**Stored data**
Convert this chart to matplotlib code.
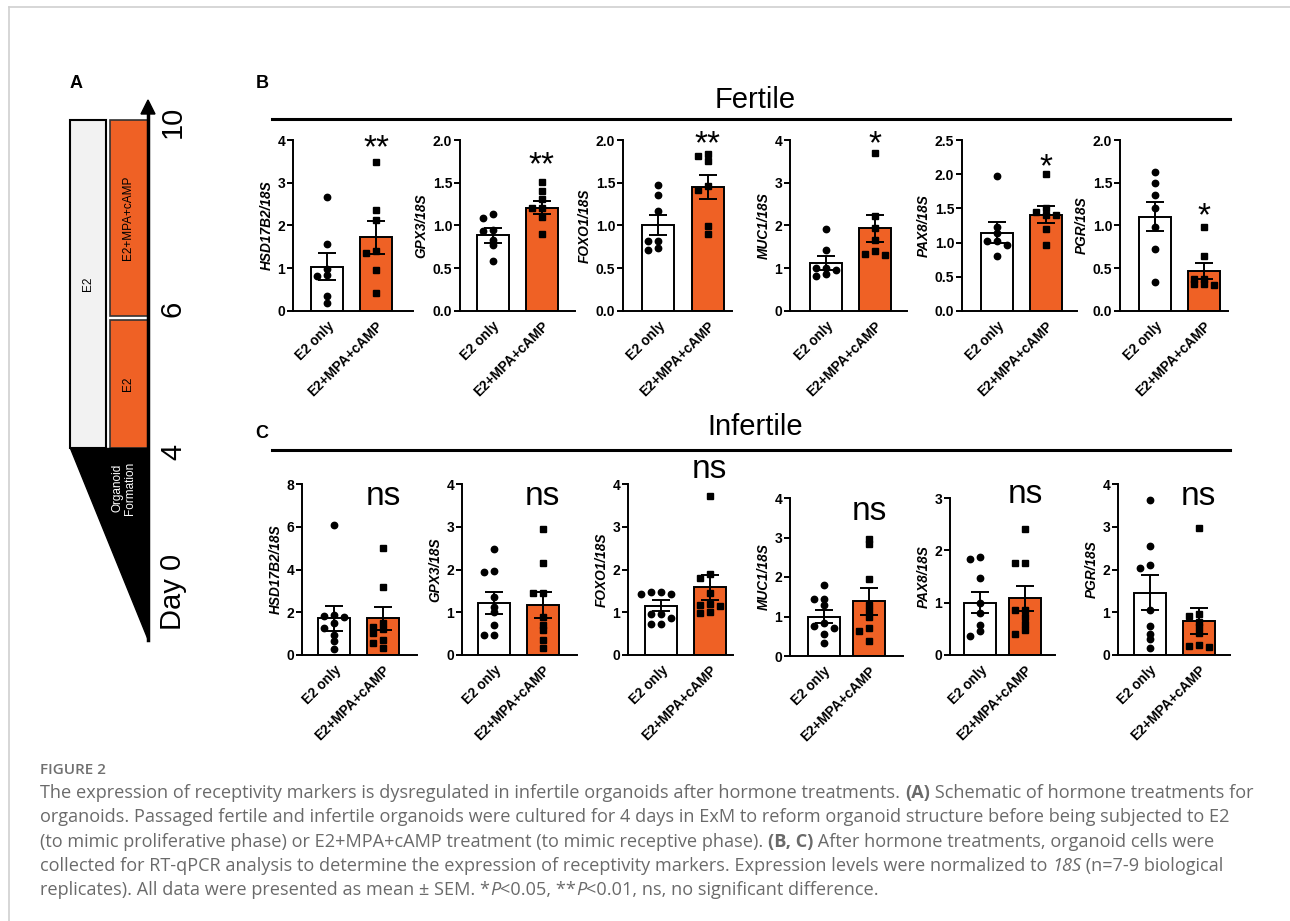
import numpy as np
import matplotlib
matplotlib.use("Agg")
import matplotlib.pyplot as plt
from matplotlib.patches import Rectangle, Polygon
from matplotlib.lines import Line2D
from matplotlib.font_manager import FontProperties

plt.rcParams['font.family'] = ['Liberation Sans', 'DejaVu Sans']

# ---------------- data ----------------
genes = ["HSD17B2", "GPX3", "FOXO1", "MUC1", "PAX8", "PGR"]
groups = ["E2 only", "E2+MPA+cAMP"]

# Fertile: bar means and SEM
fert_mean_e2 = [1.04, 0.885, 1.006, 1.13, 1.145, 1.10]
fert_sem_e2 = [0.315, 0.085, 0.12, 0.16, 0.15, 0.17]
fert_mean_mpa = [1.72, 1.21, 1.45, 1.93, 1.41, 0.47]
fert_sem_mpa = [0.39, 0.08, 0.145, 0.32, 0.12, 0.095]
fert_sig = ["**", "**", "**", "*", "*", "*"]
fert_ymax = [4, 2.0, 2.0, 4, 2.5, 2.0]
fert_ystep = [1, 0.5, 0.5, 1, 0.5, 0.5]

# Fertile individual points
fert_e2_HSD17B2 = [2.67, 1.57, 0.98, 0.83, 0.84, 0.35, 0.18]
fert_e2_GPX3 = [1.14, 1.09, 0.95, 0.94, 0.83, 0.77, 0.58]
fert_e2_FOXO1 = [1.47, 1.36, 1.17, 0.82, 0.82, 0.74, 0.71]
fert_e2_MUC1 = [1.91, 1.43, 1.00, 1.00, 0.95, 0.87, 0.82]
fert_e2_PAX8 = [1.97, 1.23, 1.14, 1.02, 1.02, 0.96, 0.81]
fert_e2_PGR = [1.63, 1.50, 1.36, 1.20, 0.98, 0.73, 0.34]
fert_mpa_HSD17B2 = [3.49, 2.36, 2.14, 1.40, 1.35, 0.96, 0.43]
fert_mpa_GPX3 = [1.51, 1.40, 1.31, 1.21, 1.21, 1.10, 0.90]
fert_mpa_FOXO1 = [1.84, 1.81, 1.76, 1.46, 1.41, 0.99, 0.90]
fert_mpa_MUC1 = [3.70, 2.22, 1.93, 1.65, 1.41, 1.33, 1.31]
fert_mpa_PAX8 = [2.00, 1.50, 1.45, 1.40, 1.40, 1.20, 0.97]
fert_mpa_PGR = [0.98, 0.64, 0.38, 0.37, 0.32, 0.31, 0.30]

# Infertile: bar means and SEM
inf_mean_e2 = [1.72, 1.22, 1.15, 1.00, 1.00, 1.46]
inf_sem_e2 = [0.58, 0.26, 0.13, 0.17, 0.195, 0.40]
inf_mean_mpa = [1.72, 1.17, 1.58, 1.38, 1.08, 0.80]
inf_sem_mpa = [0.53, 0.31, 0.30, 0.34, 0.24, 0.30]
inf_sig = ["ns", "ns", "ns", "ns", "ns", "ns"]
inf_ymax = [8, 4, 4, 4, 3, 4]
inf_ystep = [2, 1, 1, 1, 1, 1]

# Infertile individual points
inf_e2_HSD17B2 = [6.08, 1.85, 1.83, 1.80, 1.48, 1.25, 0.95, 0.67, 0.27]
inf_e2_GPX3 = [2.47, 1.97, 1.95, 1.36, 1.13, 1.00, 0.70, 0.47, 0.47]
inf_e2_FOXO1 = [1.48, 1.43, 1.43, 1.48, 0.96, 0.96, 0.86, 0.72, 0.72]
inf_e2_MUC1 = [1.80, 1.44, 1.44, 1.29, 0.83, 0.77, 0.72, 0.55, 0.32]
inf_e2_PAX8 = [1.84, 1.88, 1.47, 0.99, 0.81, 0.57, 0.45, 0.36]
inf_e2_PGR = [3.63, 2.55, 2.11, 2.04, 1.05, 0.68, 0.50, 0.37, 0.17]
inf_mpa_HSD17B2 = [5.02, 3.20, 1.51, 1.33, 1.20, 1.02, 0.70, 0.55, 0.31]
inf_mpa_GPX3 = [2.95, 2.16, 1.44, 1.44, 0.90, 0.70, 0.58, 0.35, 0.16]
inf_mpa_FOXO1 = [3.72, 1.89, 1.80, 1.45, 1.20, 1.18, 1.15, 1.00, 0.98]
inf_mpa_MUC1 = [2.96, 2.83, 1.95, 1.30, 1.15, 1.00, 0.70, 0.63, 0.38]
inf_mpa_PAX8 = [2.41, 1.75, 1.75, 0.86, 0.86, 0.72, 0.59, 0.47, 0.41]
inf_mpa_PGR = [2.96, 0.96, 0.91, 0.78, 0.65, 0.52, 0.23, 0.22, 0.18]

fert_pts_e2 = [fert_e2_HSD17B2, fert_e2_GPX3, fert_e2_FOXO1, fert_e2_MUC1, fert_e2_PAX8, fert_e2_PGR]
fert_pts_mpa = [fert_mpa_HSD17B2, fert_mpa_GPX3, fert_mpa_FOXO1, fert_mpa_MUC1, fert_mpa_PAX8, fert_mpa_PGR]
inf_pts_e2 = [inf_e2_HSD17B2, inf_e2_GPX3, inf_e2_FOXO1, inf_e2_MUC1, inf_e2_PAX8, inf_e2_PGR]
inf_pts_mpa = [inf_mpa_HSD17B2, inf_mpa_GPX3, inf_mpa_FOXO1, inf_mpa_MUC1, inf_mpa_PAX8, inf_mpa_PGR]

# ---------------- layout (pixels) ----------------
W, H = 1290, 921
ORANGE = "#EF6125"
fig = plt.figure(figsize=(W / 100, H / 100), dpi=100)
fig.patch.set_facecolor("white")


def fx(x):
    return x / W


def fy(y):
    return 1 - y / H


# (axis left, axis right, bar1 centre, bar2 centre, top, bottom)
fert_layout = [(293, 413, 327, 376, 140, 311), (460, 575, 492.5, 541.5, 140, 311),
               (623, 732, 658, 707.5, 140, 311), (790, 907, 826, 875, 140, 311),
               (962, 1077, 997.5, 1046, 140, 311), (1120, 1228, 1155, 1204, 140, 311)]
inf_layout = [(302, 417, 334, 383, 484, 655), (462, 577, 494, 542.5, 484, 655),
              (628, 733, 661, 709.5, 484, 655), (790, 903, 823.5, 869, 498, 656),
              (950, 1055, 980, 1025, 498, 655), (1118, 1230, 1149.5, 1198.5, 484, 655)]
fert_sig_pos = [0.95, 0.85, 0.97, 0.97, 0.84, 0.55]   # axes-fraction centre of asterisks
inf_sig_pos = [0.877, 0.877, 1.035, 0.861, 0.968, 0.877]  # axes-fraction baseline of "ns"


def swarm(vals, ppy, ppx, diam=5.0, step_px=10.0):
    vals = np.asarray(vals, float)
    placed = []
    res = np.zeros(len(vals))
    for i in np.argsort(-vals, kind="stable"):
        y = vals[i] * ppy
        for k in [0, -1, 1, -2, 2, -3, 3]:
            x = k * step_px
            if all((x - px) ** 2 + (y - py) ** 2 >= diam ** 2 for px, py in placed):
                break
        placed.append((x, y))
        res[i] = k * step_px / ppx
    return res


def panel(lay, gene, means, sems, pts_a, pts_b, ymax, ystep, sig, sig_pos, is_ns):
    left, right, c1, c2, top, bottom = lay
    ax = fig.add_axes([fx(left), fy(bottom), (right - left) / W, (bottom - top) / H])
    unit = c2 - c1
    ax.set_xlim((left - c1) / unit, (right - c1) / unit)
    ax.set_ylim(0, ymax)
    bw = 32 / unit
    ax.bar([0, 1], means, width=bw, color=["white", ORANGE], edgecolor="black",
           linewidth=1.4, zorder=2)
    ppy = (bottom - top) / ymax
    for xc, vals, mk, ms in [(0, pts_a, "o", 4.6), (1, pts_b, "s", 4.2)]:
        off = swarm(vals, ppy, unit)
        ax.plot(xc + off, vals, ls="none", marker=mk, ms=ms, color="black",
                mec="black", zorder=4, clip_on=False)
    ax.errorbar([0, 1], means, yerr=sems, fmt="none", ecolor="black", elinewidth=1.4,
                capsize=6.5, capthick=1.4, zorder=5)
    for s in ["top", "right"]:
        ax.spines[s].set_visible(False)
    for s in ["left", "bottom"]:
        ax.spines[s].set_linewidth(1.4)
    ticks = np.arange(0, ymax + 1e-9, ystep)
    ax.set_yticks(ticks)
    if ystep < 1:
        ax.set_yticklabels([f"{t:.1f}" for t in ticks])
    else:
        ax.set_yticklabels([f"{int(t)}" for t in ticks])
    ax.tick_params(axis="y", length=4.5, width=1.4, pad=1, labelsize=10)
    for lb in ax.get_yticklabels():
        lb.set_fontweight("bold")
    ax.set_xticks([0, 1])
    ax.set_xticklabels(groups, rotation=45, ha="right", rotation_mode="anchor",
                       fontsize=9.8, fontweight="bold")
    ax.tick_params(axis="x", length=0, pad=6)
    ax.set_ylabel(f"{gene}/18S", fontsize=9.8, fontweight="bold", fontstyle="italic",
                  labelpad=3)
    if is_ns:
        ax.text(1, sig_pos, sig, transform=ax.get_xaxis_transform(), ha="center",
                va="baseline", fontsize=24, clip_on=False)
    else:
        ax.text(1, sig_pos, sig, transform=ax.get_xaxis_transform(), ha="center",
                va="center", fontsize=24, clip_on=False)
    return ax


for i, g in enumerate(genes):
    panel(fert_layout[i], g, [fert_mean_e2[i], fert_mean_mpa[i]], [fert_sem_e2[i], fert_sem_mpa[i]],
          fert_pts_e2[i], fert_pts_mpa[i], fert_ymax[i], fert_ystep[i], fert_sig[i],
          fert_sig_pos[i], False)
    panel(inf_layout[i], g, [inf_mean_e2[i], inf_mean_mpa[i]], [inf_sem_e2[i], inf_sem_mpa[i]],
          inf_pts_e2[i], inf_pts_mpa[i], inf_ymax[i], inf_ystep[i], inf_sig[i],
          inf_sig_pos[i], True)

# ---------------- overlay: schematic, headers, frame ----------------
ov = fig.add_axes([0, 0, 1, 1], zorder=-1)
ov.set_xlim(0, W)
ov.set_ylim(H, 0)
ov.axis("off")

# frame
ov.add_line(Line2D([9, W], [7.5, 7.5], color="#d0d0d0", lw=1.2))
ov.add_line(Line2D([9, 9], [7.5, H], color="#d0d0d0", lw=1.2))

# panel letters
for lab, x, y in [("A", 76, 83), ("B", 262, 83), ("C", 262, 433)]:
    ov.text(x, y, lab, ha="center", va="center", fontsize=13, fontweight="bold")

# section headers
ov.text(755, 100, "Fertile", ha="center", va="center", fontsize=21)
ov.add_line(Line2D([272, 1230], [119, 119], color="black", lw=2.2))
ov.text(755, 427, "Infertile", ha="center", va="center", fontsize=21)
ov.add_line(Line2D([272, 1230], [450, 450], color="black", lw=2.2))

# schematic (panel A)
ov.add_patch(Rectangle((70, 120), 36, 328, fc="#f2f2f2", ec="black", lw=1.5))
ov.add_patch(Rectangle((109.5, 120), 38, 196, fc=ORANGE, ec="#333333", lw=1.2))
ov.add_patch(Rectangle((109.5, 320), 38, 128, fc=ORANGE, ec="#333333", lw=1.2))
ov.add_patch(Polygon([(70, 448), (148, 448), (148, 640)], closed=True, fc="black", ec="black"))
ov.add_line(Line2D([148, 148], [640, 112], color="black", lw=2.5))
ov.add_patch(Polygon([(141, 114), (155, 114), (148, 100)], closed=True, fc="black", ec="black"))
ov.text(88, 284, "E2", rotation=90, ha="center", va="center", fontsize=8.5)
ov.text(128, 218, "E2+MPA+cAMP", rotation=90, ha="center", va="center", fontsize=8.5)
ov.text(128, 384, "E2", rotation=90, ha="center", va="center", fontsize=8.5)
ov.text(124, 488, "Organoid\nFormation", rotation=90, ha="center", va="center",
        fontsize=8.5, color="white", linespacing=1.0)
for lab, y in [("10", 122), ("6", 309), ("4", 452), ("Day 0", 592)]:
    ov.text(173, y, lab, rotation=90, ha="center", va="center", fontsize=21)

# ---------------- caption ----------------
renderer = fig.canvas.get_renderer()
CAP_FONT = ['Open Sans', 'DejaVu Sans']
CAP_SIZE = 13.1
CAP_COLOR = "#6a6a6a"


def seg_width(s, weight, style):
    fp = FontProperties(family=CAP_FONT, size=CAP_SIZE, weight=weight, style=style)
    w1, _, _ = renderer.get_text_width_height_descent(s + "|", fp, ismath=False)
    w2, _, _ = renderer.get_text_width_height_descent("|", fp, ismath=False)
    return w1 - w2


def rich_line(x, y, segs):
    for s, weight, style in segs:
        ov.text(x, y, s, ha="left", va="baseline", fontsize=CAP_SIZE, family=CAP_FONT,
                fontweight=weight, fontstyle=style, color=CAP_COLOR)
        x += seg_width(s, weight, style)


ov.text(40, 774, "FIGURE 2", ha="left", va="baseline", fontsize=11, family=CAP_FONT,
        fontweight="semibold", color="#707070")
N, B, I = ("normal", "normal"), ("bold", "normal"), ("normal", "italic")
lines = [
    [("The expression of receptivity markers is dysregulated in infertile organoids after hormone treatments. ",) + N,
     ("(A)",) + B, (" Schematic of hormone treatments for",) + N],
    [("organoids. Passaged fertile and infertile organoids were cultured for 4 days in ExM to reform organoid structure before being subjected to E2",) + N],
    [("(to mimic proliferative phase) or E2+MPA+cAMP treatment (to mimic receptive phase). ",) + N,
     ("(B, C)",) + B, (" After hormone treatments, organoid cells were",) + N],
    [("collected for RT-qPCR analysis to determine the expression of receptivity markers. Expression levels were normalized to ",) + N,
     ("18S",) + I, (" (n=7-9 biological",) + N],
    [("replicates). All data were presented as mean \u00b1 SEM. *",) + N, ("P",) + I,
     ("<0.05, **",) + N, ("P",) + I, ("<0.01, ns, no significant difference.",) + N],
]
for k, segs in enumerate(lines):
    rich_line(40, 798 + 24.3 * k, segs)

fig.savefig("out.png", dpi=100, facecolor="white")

**Given exercise**
Print the data above verbatim from the first line through the line holding "plt.rcParams['font.family'] = ['Liberation", leaving every picture out.

**Response to the task**
Convert this chart to matplotlib code.
import numpy as np
import matplotlib
matplotlib.use("Agg")
import matplotlib.pyplot as plt
from matplotlib.patches import Rectangle, Polygon
from matplotlib.lines import Line2D
from matplotlib.font_manager import FontProperties

plt.rcParams['font.family'] = ['Liberation Sans', 'DejaVu Sans']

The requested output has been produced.